Written instruction: Pictures stay out of your copy, but everything else in the records below must be repeated exactly.

Data for processing:
▼▼▼
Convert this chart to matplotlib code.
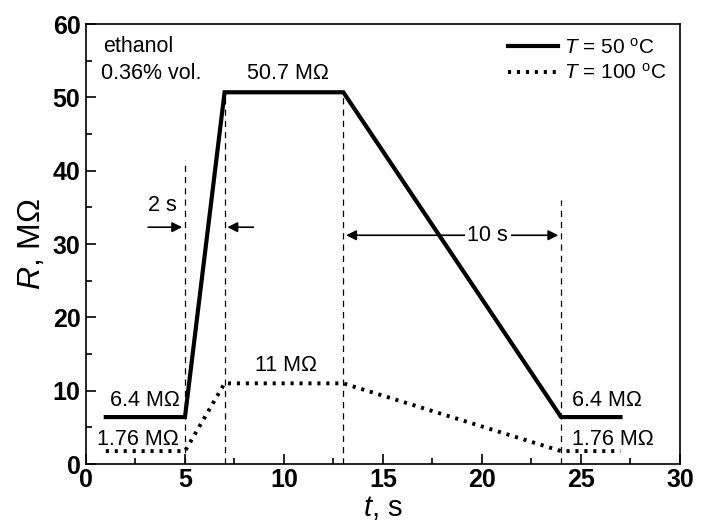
import matplotlib
matplotlib.use("Agg")
import matplotlib.pyplot as plt
from matplotlib.ticker import MultipleLocator

plt.rcParams['font.family'] = ['Liberation Sans', 'DejaVu Sans']
plt.rcParams['mathtext.fontset'] = 'custom'
plt.rcParams['mathtext.rm'] = 'Liberation Sans'
plt.rcParams['mathtext.it'] = 'Liberation Sans:italic'

t = [1, 5, 7, 13, 24, 27]
r50 = [6.4, 6.4, 50.7, 50.7, 6.4, 6.4]
r100 = [1.76, 1.76, 11, 11, 1.76, 1.76]

fig = plt.figure(figsize=(7.02, 5.24), dpi=100)
ax = fig.add_axes([0.1225, 0.1145, 0.846, 0.8395])

ax.plot(t, r50, color='black', lw=3, solid_joinstyle='miter', label=r'$T$ = 50 $^{\mathrm{o}}$C')
ax.plot(t, r100, color='black', lw=2.8, linestyle=(0, (0.8, 1.5)), label=r'$T$ = 100 $^{\mathrm{o}}$C')

# dashed guides
dash = dict(color='black', lw=0.9, linestyle=(0, (5, 4)))
ax.plot([5, 5], [0, 41.5], **dash)
ax.plot([7, 7], [0, 50.7], **dash)
ax.plot([13, 13], [0, 50.7], **dash)
ax.plot([24, 24], [0, 36], **dash)

# arrows
ap = dict(arrowstyle='-|>', color='black', lw=1.2, mutation_scale=15)
ax.annotate('', xy=(5, 32.3), xytext=(3.0, 32.3), arrowprops=ap)
ax.annotate('', xy=(7, 32.3), xytext=(8.6, 32.3), arrowprops=ap)
ax.annotate('', xy=(13, 31.2), xytext=(24, 31.2),
            arrowprops=dict(arrowstyle='<|-|>', color='black', lw=1.2, mutation_scale=15))
fs = 15.5
ax.text(20.3, 31.2, '10 s', ha='center', va='center', fontsize=fs,
        bbox=dict(facecolor='white', edgecolor='none', pad=2))
ax.text(3.85, 35.3, '2 s', ha='center', va='center', fontsize=fs)

ax.text(0.85, 56.9, 'ethanol', ha='left', va='center', fontsize=fs)
ax.text(0.75, 53.3, '0.36% vol.', ha='left', va='center', fontsize=fs)
ax.text(10.2, 53.3, '50.7 MΩ', ha='center', va='center', fontsize=fs)
ax.text(10.1, 13.4, '11 MΩ', ha='center', va='center', fontsize=fs)
ax.text(3.0, 8.6, '6.4 MΩ', ha='center', va='center', fontsize=fs)
ax.text(2.6, 3.4, '1.76 MΩ', ha='center', va='center', fontsize=fs)
ax.text(26.3, 8.6, '6.4 MΩ', ha='center', va='center', fontsize=fs)
ax.text(26.6, 3.4, '1.76 MΩ', ha='center', va='center', fontsize=fs)

ax.set_xlim(0, 30)
ax.set_ylim(0, 60)
ax.xaxis.set_major_locator(MultipleLocator(5))
ax.xaxis.set_minor_locator(MultipleLocator(2.5))
ax.yaxis.set_major_locator(MultipleLocator(10))
ax.yaxis.set_minor_locator(MultipleLocator(5))
ax.tick_params(which='both', direction='in', top=False, right=False, width=1.2)
ax.tick_params(which='major', length=7, labelsize=18, pad=4)
ax.tick_params(axis='x', which='major', pad=3)
ax.tick_params(which='minor', length=4)
for lab in ax.get_xticklabels() + ax.get_yticklabels():
    lab.set_fontweight('bold')
for s in ax.spines.values():
    s.set_linewidth(1.2)

ax.set_xlabel(r'$t$, s', fontsize=21, labelpad=1)
ax.set_ylabel(r'$R$, MΩ', fontsize=23, labelpad=4)

leg = ax.legend(loc='upper right', frameon=False, fontsize=15, handlelength=2.4,
                handletextpad=0.3, borderaxespad=0.25, labelspacing=0.25)

fig.savefig('out.png', dpi=100)
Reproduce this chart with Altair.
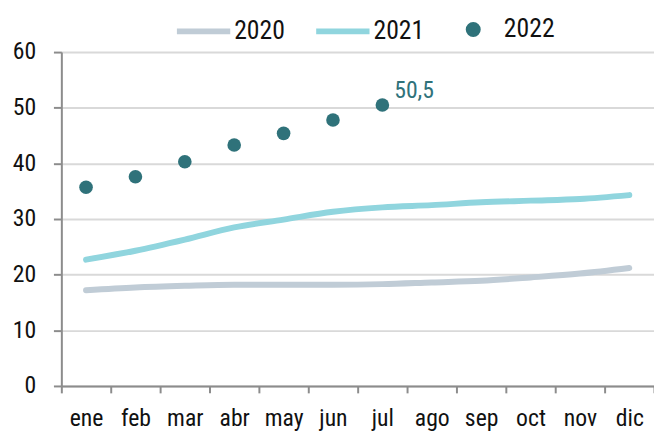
import altair as alt
import pandas as pd

months = ["ene", "feb", "mar", "abr", "may", "jun", "jul", "ago", "sep", "oct", "nov", "dic"]
v2020 = [17.2, 17.7, 18.0, 18.2, 18.2, 18.2, 18.3, 18.6, 18.9, 19.5, 20.2, 21.2]
v2021 = [22.7, 24.3, 26.3, 28.5, 29.9, 31.3, 32.1, 32.5, 33.0, 33.3, 33.6, 34.3]
v2022 = [35.7, 37.6, 40.3, 43.3, 45.4, 47.8, 50.5]
series = ["2020", "2021", "2022"]
colors = ["#C0CCD6", "#90D5DE", "#2F727A"]
# legend symbols: a line for 2020/2021, a small dot (centred in the same slot) for 2022
legend_shapes = ["stroke", "stroke",
                 "M0.17,0 A0.17,0.17 0 1,1 -0.17,0 A0.17,0.17 0 1,1 0.17,0 Z"]
label_text = ["50,5"]

rows = []
for m, v in zip(months, v2020):
    rows.append({"mes": m, "serie": "2020", "valor": v})
for m, v in zip(months, v2021):
    rows.append({"mes": m, "serie": "2021", "valor": v})
for m, v in zip(months, v2022):
    rows.append({"mes": m, "serie": "2022", "valor": v})
df = pd.DataFrame(rows)
lab = pd.DataFrame({"mes": [months[len(v2022) - 1]], "valor": [v2022[-1]], "txt": label_text})

FONT = "Liberation Sans Narrow, Roboto Condensed, Arial Narrow, DejaVu Sans Condensed, Roboto, sans-serif"

x = alt.X("mes:N", sort=months, title=None,
          scale=alt.Scale(paddingInner=0, paddingOuter=0),
          axis=alt.Axis(labelAngle=0, tickBand="extent", domainColor="#8C8C8C", domainWidth=2,
                        tickColor="#8C8C8C", tickWidth=2, tickSize=7, labelPadding=14,
                        labelFontSize=24, labelColor="#111111", labelFont=FONT, grid=False))
y = alt.Y("valor:Q", title=None,
          scale=alt.Scale(domain=[0, 60], nice=False),
          axis=alt.Axis(values=[0, 10, 20, 30, 40, 50, 60], domainColor="#8C8C8C", domainWidth=2,
                        tickColor="#8C8C8C", tickWidth=2, tickSize=8, labelPadding=18,
                        labelFontSize=24, labelColor="#111111", labelFont=FONT,
                        gridColor="#D9D9D9", gridWidth=2))

legend = alt.Legend(
    title=None, orient="none", direction="horizontal", legendX=114, legendY=-53,
    labelFontSize=26, labelFont=FONT, labelColor="#111111", symbolSize=2916,
    symbolStrokeWidth=6, labelOffset=1, columnPadding=19, symbolOpacity=1)

color = alt.Color("serie:N", scale=alt.Scale(domain=series, range=colors), legend=legend)
shape = alt.Shape("serie:N", scale=alt.Scale(domain=series, range=legend_shapes), legend=legend)

lines = alt.Chart(df).transform_filter(alt.datum.serie != "2022").mark_line(
    strokeWidth=6, strokeCap="round", interpolate="monotone").encode(x=x, y=y, color=color)
points = alt.Chart(df).transform_filter(alt.datum.serie == "2022").mark_circle(
    size=190, opacity=1).encode(x=x, y=y, color=color)
legend_helper = alt.Chart(df).transform_filter(alt.datum.serie == "2022").mark_point(
    filled=True, opacity=0).encode(x=x, y=y, color=color, shape=shape)
text = alt.Chart(lab).mark_text(align="left", baseline="alphabetic", dx=12, dy=-7,
                                fontSize=24, font=FONT, color="#2F727A").encode(
    x=alt.X("mes:N", sort=months), y="valor:Q", text="txt:N")

chart = alt.layer(lines, points, legend_helper, text).properties(
    width=600, height=338,
    autosize=alt.AutoSizeParams(type="none"),
    padding={"left": 54, "top": 42, "right": 0, "bottom": 45},
).configure_view(stroke=None).configure(background="white")

chart.save("out.html", embed_options={"renderer": "svg", "actions": False})
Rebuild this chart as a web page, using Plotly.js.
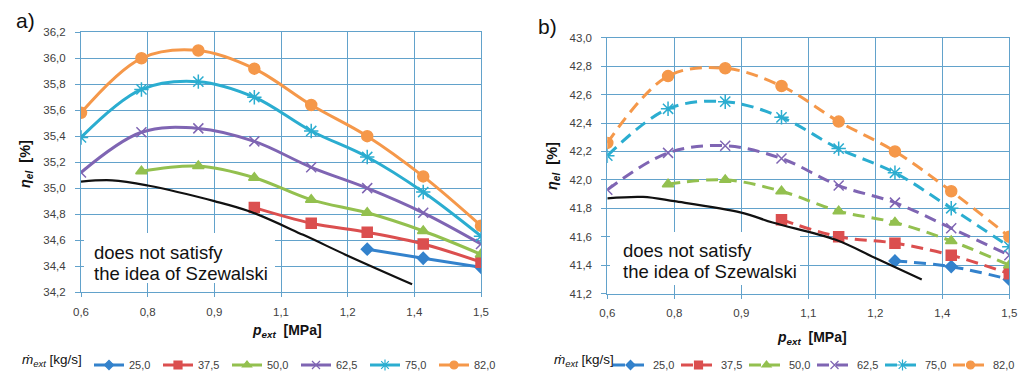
▲▲▲
Solution to the exercise:
Convert this chart to matplotlib code.
import matplotlib
matplotlib.use("Agg")
import matplotlib.pyplot as plt
from matplotlib.ticker import MultipleLocator

plt.rcParams['font.family'] = ['Liberation Sans', 'DejaVu Sans']
plt.rcParams['mathtext.fontset'] = 'custom'
plt.rcParams['mathtext.rm'] = 'Liberation Sans'
plt.rcParams['mathtext.it'] = 'Liberation Sans:italic'

t = [1, 5, 7, 13, 24, 27]
r50 = [6.4, 6.4, 50.7, 50.7, 6.4, 6.4]
r100 = [1.76, 1.76, 11, 11, 1.76, 1.76]

fig = plt.figure(figsize=(7.02, 5.24), dpi=100)
ax = fig.add_axes([0.1225, 0.1145, 0.846, 0.8395])

ax.plot(t, r50, color='black', lw=3, solid_joinstyle='miter', label=r'$T$ = 50 $^{\mathrm{o}}$C')
ax.plot(t, r100, color='black', lw=2.8, linestyle=(0, (0.8, 1.5)), label=r'$T$ = 100 $^{\mathrm{o}}$C')

# dashed guides
dash = dict(color='black', lw=0.9, linestyle=(0, (5, 4)))
ax.plot([5, 5], [0, 41.5], **dash)
ax.plot([7, 7], [0, 50.7], **dash)
ax.plot([13, 13], [0, 50.7], **dash)
ax.plot([24, 24], [0, 36], **dash)

# arrows
ap = dict(arrowstyle='-|>', color='black', lw=1.2, mutation_scale=15)
ax.annotate('', xy=(5, 32.3), xytext=(3.0, 32.3), arrowprops=ap)
ax.annotate('', xy=(7, 32.3), xytext=(8.6, 32.3), arrowprops=ap)
ax.annotate('', xy=(13, 31.2), xytext=(24, 31.2),
            arrowprops=dict(arrowstyle='<|-|>', color='black', lw=1.2, mutation_scale=15))
fs = 15.5
ax.text(20.3, 31.2, '10 s', ha='center', va='center', fontsize=fs,
        bbox=dict(facecolor='white', edgecolor='none', pad=2))
ax.text(3.85, 35.3, '2 s', ha='center', va='center', fontsize=fs)

ax.text(0.85, 56.9, 'ethanol', ha='left', va='center', fontsize=fs)
ax.text(0.75, 53.3, '0.36% vol.', ha='left', va='center', fontsize=fs)
ax.text(10.2, 53.3, '50.7 MΩ', ha='center', va='center', fontsize=fs)
ax.text(10.1, 13.4, '11 MΩ', ha='center', va='center', fontsize=fs)
ax.text(3.0, 8.6, '6.4 MΩ', ha='center', va='center', fontsize=fs)
ax.text(2.6, 3.4, '1.76 MΩ', ha='center', va='center', fontsize=fs)
ax.text(26.3, 8.6, '6.4 MΩ', ha='center', va='center', fontsize=fs)
ax.text(26.6, 3.4, '1.76 MΩ', ha='center', va='center', fontsize=fs)

ax.set_xlim(0, 30)
ax.set_ylim(0, 60)
ax.xaxis.set_major_locator(MultipleLocator(5))
ax.xaxis.set_minor_locator(MultipleLocator(2.5))
ax.yaxis.set_major_locator(MultipleLocator(10))
ax.yaxis.set_minor_locator(MultipleLocator(5))
ax.tick_params(which='both', direction='in', top=False, right=False, width=1.2)
ax.tick_params(which='major', length=7, labelsize=18, pad=4)
ax.tick_params(axis='x', which='major', pad=3)
ax.tick_params(which='minor', length=4)
for lab in ax.get_xticklabels() + ax.get_yticklabels():
    lab.set_fontweight('bold')
for s in ax.spines.values():
    s.set_linewidth(1.2)

ax.set_xlabel(r'$t$, s', fontsize=21, labelpad=1)
ax.set_ylabel(r'$R$, MΩ', fontsize=23, labelpad=4)

leg = ax.legend(loc='upper right', frameon=False, fontsize=15, handlelength=2.4,
                handletextpad=0.3, borderaxespad=0.25, labelspacing=0.25)

fig.savefig('out.png', dpi=100)
Reproduce this chart with Altair.
import altair as alt
import pandas as pd

months = ["ene", "feb", "mar", "abr", "may", "jun", "jul", "ago", "sep", "oct", "nov", "dic"]
v2020 = [17.2, 17.7, 18.0, 18.2, 18.2, 18.2, 18.3, 18.6, 18.9, 19.5, 20.2, 21.2]
v2021 = [22.7, 24.3, 26.3, 28.5, 29.9, 31.3, 32.1, 32.5, 33.0, 33.3, 33.6, 34.3]
v2022 = [35.7, 37.6, 40.3, 43.3, 45.4, 47.8, 50.5]
series = ["2020", "2021", "2022"]
colors = ["#C0CCD6", "#90D5DE", "#2F727A"]
# legend symbols: a line for 2020/2021, a small dot (centred in the same slot) for 2022
legend_shapes = ["stroke", "stroke",
                 "M0.17,0 A0.17,0.17 0 1,1 -0.17,0 A0.17,0.17 0 1,1 0.17,0 Z"]
label_text = ["50,5"]

rows = []
for m, v in zip(months, v2020):
    rows.append({"mes": m, "serie": "2020", "valor": v})
for m, v in zip(months, v2021):
    rows.append({"mes": m, "serie": "2021", "valor": v})
for m, v in zip(months, v2022):
    rows.append({"mes": m, "serie": "2022", "valor": v})
df = pd.DataFrame(rows)
lab = pd.DataFrame({"mes": [months[len(v2022) - 1]], "valor": [v2022[-1]], "txt": label_text})

FONT = "Liberation Sans Narrow, Roboto Condensed, Arial Narrow, DejaVu Sans Condensed, Roboto, sans-serif"

x = alt.X("mes:N", sort=months, title=None,
          scale=alt.Scale(paddingInner=0, paddingOuter=0),
          axis=alt.Axis(labelAngle=0, tickBand="extent", domainColor="#8C8C8C", domainWidth=2,
                        tickColor="#8C8C8C", tickWidth=2, tickSize=7, labelPadding=14,
                        labelFontSize=24, labelColor="#111111", labelFont=FONT, grid=False))
y = alt.Y("valor:Q", title=None,
          scale=alt.Scale(domain=[0, 60], nice=False),
          axis=alt.Axis(values=[0, 10, 20, 30, 40, 50, 60], domainColor="#8C8C8C", domainWidth=2,
                        tickColor="#8C8C8C", tickWidth=2, tickSize=8, labelPadding=18,
                        labelFontSize=24, labelColor="#111111", labelFont=FONT,
                        gridColor="#D9D9D9", gridWidth=2))

legend = alt.Legend(
    title=None, orient="none", direction="horizontal", legendX=114, legendY=-53,
    labelFontSize=26, labelFont=FONT, labelColor="#111111", symbolSize=2916,
    symbolStrokeWidth=6, labelOffset=1, columnPadding=19, symbolOpacity=1)

color = alt.Color("serie:N", scale=alt.Scale(domain=series, range=colors), legend=legend)
shape = alt.Shape("serie:N", scale=alt.Scale(domain=series, range=legend_shapes), legend=legend)

lines = alt.Chart(df).transform_filter(alt.datum.serie != "2022").mark_line(
    strokeWidth=6, strokeCap="round", interpolate="monotone").encode(x=x, y=y, color=color)
points = alt.Chart(df).transform_filter(alt.datum.serie == "2022").mark_circle(
    size=190, opacity=1).encode(x=x, y=y, color=color)
legend_helper = alt.Chart(df).transform_filter(alt.datum.serie == "2022").mark_point(
    filled=True, opacity=0).encode(x=x, y=y, color=color, shape=shape)
text = alt.Chart(lab).mark_text(align="left", baseline="alphabetic", dx=12, dy=-7,
                                fontSize=24, font=FONT, color="#2F727A").encode(
    x=alt.X("mes:N", sort=months), y="valor:Q", text="txt:N")

chart = alt.layer(lines, points, legend_helper, text).properties(
    width=600, height=338,
    autosize=alt.AutoSizeParams(type="none"),
    padding={"left": 54, "top": 42, "right": 0, "bottom": 45},
).configure_view(stroke=None).configure(background="white")

chart.save("out.html", embed_options={"renderer": "svg", "actions": False})
Rebuild this chart as a web page, using Plotly.js.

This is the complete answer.